* _Extracted entries_
-=-=-
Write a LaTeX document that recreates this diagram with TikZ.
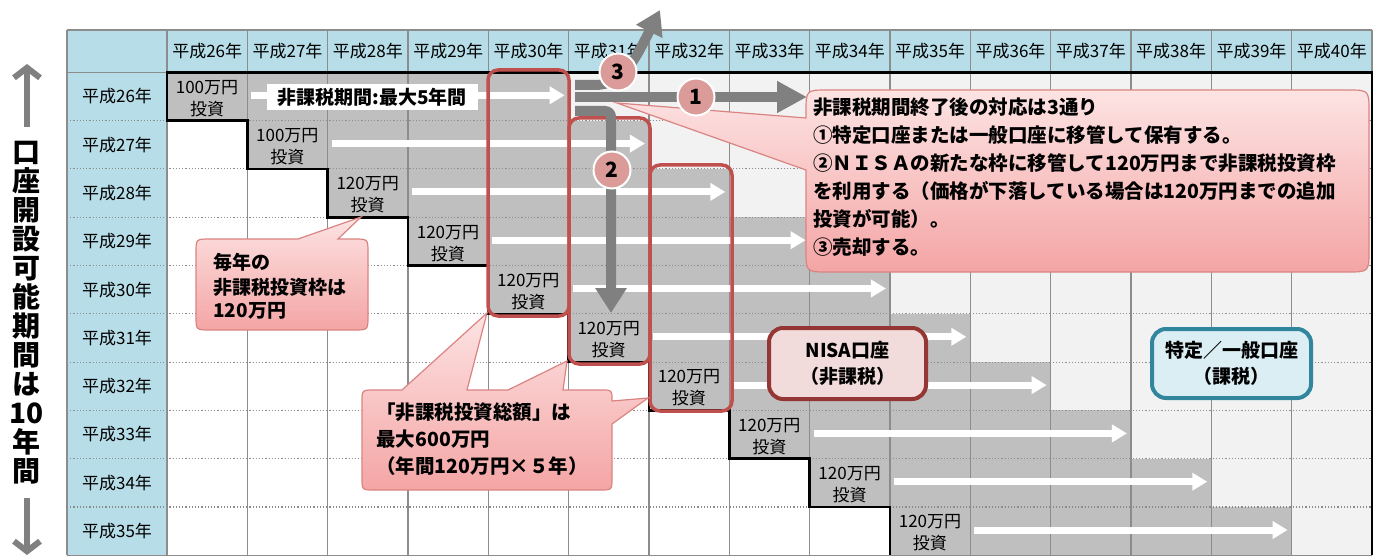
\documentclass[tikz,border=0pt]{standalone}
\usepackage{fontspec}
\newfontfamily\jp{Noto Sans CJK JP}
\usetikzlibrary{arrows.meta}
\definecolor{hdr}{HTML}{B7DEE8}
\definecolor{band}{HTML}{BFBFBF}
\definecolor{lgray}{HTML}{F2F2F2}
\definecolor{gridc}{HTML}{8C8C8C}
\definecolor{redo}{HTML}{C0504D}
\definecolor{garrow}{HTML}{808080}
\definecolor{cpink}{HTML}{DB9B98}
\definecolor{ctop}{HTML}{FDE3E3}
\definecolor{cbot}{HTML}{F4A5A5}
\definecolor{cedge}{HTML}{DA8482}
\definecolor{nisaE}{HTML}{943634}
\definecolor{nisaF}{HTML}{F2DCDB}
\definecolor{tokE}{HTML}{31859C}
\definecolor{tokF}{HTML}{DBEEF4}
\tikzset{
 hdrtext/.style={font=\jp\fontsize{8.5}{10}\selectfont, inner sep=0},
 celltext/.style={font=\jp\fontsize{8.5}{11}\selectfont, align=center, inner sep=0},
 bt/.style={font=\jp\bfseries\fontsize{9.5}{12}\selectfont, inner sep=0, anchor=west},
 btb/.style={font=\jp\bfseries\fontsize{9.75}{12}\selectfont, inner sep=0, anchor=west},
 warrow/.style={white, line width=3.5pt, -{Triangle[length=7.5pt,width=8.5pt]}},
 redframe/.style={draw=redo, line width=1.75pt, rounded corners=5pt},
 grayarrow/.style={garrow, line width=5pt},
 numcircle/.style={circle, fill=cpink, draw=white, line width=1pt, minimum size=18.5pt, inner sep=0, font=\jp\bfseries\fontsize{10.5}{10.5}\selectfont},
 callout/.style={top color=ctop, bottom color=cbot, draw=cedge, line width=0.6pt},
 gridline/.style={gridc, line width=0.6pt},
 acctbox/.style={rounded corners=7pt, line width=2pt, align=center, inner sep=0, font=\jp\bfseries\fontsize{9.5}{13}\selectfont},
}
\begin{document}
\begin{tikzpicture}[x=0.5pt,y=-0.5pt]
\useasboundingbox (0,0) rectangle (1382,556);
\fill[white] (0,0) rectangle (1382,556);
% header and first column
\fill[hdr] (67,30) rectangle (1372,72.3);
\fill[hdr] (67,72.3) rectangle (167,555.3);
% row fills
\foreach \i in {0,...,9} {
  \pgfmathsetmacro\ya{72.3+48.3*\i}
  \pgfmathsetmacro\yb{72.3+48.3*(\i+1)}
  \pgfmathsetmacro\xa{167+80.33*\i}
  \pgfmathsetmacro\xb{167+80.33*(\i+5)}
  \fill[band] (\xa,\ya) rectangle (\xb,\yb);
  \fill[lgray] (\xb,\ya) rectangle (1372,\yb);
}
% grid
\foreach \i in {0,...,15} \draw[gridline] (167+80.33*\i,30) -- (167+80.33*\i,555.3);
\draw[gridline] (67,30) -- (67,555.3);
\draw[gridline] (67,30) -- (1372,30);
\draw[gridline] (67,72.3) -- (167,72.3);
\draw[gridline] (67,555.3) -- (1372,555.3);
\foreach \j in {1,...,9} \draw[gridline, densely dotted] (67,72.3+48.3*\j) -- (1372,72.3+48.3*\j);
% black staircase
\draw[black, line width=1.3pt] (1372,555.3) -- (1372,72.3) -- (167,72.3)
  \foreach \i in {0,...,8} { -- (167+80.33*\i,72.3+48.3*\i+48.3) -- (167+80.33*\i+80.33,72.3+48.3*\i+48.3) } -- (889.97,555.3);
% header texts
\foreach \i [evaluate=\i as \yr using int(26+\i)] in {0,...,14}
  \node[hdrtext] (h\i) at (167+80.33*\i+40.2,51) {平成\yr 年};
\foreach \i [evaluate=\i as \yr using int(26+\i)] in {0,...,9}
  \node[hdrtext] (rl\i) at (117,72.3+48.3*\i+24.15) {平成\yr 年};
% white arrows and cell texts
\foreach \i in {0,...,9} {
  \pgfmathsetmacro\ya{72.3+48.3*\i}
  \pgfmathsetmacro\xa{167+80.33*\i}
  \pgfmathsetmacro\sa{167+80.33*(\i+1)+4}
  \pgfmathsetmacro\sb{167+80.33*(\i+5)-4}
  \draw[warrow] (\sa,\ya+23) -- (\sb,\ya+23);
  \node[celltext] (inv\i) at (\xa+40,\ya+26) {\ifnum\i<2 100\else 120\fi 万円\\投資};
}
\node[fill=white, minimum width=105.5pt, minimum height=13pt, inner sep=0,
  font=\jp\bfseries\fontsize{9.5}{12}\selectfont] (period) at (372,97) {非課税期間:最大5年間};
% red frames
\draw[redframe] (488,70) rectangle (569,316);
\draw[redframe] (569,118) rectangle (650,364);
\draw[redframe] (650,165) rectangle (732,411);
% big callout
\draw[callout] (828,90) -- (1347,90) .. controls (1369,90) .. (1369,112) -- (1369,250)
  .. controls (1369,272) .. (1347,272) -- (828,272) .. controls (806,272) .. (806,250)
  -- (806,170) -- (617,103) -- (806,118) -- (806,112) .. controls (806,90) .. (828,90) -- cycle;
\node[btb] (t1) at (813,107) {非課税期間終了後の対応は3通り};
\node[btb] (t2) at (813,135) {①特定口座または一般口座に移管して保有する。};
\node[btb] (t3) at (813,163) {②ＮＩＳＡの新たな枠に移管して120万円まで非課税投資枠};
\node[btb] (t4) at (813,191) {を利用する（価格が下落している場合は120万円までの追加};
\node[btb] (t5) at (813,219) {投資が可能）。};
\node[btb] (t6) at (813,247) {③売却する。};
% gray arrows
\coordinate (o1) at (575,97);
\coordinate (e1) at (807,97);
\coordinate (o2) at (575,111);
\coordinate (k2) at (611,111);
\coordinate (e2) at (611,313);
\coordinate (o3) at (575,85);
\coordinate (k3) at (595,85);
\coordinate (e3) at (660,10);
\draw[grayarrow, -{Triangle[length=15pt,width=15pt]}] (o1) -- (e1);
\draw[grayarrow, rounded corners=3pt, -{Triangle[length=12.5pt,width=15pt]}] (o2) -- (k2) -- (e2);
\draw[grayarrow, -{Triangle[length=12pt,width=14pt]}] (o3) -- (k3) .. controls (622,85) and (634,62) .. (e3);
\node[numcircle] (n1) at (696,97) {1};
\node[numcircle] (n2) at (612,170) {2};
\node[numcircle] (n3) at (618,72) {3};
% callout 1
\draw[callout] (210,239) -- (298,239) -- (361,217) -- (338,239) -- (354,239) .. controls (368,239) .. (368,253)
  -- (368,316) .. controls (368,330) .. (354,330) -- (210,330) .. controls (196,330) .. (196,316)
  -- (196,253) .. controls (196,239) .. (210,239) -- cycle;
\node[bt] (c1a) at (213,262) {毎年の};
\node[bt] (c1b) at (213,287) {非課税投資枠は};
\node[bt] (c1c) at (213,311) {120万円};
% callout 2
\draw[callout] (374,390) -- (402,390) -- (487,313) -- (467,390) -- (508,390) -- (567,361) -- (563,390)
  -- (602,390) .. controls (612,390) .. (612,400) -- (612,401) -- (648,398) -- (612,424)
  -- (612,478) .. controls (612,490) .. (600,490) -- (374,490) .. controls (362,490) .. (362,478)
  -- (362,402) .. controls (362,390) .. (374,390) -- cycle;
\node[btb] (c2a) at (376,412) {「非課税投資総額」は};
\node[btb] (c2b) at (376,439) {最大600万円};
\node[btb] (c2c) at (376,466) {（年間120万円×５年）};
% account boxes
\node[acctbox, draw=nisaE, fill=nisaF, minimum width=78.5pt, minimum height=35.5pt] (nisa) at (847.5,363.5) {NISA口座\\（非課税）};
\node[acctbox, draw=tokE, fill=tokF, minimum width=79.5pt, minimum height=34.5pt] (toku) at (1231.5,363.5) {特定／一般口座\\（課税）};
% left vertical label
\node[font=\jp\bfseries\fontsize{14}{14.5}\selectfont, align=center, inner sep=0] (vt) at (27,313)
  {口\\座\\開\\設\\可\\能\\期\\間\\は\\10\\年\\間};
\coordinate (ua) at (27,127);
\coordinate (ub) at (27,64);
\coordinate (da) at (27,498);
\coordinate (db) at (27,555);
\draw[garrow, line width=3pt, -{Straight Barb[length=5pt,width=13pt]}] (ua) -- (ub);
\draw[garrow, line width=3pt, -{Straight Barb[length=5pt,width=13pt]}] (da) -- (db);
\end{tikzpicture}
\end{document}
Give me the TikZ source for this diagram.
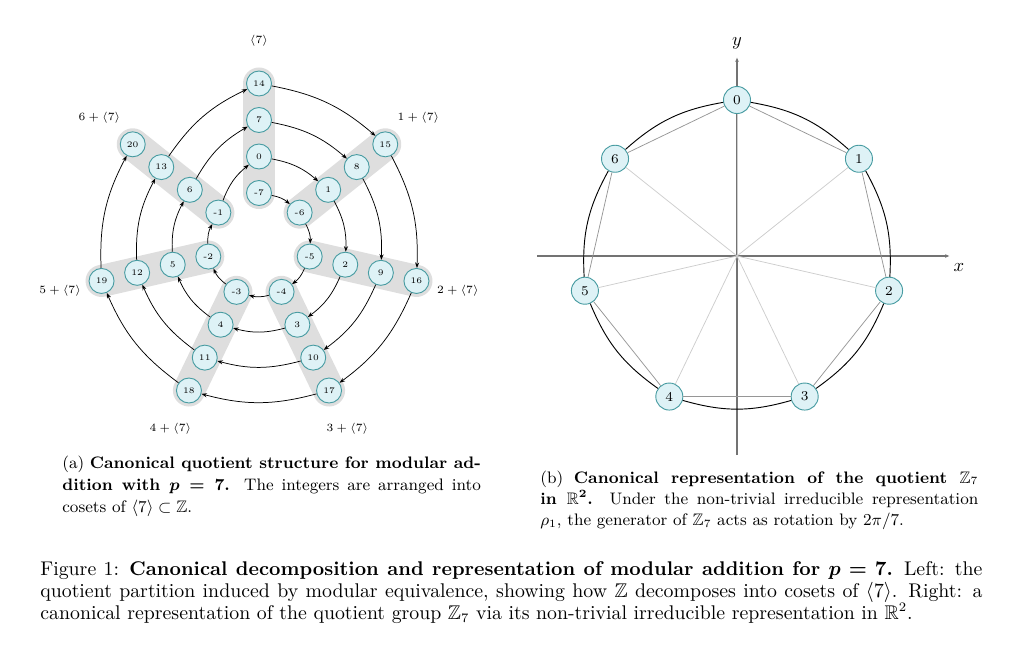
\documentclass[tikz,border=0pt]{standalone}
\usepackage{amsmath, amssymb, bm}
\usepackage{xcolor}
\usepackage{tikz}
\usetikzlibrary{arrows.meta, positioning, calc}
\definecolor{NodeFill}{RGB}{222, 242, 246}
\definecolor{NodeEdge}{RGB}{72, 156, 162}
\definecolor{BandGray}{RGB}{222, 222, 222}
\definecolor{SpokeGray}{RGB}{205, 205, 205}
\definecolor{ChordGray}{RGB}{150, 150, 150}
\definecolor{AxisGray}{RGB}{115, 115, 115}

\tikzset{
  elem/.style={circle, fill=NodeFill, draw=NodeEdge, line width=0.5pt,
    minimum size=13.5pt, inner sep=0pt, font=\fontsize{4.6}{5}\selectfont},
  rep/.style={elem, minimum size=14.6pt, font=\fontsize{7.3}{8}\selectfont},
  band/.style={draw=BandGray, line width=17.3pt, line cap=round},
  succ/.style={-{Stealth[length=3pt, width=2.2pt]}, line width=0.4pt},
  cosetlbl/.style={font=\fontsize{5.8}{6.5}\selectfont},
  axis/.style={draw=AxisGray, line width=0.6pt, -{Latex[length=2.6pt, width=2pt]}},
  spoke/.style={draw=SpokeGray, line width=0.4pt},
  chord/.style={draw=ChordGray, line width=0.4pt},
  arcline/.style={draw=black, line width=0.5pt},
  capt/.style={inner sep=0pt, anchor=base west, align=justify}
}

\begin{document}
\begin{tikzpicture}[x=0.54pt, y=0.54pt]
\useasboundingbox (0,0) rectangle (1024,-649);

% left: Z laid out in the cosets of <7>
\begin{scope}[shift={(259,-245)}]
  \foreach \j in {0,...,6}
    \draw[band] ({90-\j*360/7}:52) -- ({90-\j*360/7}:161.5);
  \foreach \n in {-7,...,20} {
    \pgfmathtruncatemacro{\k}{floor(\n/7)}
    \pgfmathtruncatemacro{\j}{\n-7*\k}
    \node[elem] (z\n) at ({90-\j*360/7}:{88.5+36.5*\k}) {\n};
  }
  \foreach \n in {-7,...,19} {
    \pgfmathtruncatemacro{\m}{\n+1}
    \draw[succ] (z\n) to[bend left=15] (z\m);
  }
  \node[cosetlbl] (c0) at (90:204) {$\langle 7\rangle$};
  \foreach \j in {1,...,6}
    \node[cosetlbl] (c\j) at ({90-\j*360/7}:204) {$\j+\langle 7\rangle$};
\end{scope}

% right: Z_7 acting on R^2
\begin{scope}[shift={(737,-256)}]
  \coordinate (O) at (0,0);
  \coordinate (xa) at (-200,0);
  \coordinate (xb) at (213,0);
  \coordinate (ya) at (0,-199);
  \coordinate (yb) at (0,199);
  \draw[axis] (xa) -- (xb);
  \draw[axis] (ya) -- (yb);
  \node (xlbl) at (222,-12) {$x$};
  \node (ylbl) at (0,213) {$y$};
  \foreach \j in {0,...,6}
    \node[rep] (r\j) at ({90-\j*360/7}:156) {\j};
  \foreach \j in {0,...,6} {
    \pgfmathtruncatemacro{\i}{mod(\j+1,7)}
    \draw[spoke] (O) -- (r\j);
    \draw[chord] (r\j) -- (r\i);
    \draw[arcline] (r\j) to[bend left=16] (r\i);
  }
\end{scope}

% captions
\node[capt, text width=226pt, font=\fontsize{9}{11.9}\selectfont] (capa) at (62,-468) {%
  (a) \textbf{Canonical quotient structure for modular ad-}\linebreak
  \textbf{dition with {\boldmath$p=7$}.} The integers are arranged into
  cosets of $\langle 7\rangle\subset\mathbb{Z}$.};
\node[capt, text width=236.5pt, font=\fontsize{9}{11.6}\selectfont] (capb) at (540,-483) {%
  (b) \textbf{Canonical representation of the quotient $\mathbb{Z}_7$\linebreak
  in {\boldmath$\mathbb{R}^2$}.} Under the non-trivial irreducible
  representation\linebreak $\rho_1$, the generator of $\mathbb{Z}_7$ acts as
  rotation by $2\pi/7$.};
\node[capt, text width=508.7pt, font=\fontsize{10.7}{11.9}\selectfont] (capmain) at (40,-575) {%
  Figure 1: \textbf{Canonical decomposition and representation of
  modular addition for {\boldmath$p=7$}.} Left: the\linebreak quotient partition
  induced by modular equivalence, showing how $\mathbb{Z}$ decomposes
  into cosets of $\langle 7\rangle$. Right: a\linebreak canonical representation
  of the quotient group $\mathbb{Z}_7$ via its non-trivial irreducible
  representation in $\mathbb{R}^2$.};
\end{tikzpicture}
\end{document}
-=-=-
Look above for every line with the word "diagram" and copy it.

Write a LaTeX document that recreates this diagram with TikZ.
Give me the TikZ source for this diagram.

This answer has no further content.